Nous émergeons d'une large fissure sur le haut d'un premier ressaut. Face à nous, un très joli gendarme, sorte de version miniature du monolithe des Cosmiques. Le cadre est magique, le soleil de la matinée fait rougeoyer le granit partout où il est visible, les cristaux de neige luisent au soleil et au loin se dessine l'ombre de la Verte et des Drus. La proximité de la station ne constitue en rien une gêne, l'ambiance est bien là.
 
Nous suivons une trace, qui nous amène à une traversée à flanc de rocher. La pierre n'est pas très loin, mais un friend coincé à l'entame offre une solide protection, même si aucun de nous ne souhaite jouer au pendule. Rémi caracole toujours en tête, je le suit corde tendue à bonne distance. Passé la traversée, on remonte dans une zone de rocher fracturé caché sous la neige. Là, la situation se tend. Nous sommes dans un cul de sac, et Rémi en cherche une issu, en vain. Du bas paraît débonnaire, mais je fais confiance au loustic pour ne pas niaiser là haut. Il finit par redescendre sur le "relais", en fait un bidouillage sur un friend pas terrible aménagé dans l'urgence quand je l'ai vu batailler.
 
Tandis que Rémi grignote un morceau, le guide et son client nous double.

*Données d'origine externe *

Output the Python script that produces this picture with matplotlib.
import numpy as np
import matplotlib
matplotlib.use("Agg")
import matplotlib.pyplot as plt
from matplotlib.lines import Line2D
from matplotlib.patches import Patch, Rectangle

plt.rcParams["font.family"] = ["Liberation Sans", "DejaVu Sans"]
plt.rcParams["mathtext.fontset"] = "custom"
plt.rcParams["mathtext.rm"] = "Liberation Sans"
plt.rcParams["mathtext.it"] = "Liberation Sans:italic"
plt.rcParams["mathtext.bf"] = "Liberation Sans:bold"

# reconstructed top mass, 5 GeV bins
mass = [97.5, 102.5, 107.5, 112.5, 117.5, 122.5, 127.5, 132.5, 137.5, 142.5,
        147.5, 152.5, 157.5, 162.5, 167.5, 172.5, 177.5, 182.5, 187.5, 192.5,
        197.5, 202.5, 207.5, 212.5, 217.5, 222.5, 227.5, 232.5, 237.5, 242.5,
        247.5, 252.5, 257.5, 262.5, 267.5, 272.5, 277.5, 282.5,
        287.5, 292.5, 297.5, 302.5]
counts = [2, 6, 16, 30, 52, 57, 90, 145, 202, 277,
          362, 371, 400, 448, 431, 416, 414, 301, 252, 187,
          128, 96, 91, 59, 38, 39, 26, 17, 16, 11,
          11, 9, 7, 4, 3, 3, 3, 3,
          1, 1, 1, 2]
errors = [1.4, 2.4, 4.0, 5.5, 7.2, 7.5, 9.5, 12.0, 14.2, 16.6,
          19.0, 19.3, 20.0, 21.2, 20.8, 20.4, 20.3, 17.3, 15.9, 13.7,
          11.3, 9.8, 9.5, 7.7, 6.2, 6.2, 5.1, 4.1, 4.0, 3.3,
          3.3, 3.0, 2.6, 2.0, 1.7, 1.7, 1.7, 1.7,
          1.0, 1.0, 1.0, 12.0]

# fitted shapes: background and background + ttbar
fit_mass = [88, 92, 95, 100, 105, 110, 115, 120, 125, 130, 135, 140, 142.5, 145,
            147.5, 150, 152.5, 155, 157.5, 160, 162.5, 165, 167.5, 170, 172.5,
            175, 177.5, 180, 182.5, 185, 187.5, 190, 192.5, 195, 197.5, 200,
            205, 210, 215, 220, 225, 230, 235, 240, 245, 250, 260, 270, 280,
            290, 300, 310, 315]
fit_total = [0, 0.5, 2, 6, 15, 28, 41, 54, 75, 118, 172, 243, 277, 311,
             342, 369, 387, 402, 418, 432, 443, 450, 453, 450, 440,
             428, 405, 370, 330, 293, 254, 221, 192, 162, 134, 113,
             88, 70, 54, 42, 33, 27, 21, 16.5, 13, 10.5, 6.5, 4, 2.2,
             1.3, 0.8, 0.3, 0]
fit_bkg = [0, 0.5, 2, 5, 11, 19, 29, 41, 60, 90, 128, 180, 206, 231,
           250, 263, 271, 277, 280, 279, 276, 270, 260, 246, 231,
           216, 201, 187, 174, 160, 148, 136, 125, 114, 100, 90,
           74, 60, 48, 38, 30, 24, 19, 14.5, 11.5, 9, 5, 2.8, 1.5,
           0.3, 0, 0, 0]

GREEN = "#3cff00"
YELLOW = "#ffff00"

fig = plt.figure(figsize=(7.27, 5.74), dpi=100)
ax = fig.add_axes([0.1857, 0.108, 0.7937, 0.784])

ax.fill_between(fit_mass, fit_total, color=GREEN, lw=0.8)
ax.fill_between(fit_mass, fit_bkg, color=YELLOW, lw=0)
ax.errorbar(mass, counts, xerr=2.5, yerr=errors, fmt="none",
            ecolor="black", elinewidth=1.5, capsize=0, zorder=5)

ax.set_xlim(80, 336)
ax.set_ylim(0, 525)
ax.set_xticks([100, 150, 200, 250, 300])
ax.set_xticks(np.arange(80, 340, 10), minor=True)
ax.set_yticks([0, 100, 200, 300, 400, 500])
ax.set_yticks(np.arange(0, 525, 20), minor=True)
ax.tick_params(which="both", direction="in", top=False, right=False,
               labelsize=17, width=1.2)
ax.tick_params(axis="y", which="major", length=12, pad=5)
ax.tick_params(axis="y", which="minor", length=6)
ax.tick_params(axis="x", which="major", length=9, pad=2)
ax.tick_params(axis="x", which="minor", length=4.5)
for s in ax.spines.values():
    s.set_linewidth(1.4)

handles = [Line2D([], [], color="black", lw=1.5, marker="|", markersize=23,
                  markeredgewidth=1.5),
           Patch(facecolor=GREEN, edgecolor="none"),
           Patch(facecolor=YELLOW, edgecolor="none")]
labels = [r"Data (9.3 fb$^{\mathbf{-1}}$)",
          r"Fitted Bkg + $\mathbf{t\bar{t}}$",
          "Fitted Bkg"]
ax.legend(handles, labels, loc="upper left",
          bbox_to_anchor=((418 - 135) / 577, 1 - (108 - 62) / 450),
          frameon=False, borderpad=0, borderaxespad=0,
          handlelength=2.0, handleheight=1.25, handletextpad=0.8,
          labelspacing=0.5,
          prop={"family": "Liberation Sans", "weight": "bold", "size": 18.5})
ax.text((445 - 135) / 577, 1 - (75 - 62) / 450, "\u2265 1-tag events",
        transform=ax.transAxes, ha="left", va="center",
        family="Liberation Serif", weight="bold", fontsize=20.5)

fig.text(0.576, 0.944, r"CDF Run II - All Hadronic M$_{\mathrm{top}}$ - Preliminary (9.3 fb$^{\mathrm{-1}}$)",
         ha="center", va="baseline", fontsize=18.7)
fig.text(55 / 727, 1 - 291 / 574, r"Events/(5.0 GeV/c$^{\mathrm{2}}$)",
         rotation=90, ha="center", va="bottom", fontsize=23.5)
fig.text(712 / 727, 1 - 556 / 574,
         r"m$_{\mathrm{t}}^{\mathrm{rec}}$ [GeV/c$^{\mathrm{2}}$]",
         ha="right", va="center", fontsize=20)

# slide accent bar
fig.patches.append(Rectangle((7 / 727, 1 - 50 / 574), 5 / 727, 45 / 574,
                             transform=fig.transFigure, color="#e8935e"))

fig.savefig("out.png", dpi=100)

Le professionnel passe les difficultés, mais y passe un temps certain pour un guide (comprendre plus de 3 minutes). De plus, entre temps le ciel se bache, les nuages tombent et le vent forcit. Autant d'éléments qui nous convainquent de ne pas nous appesantir et d'acter le but. N'ayant pris qu'un seul brin, il nous est impossible de quitter l'antécime par la ligne de rappel équipée et il nous faut parcourir en sens inverse notre itinéraire. On reprend donc une dose de beauté, même si le vent s'occupe de congeler tout waow qu'on laisserait échapper.
 
En repassant devant le gendarme, on comprend que les traces que nous avons suivies était celle d'un précédent retour, l'itinéraire normal aurait dû nous amener sur l'autre versant de l'arête. On prend bonne note pour la prochaine fois (tu fais quelque chose le weekend pro'?)
 
Un petit rappel et le désescalade d'une belle pente de neige plus tard, nous sommes revenus aux skis. A ce stade, on ne nourrit plus de regrets, car vraiment ça n'a plus l'air sympa là haut. On se mêle aux nombreux skieurs dans la station et on met nos cuisses à rude épreuve jusqu'à Argentière.
 
En bas, nous noie notre frustration dans une bière bienvenue. "J'aurais bien aimé aller en haut quand même, c'est débonnaire comme course". Rémi de me répondre "Aglagla jaime ça".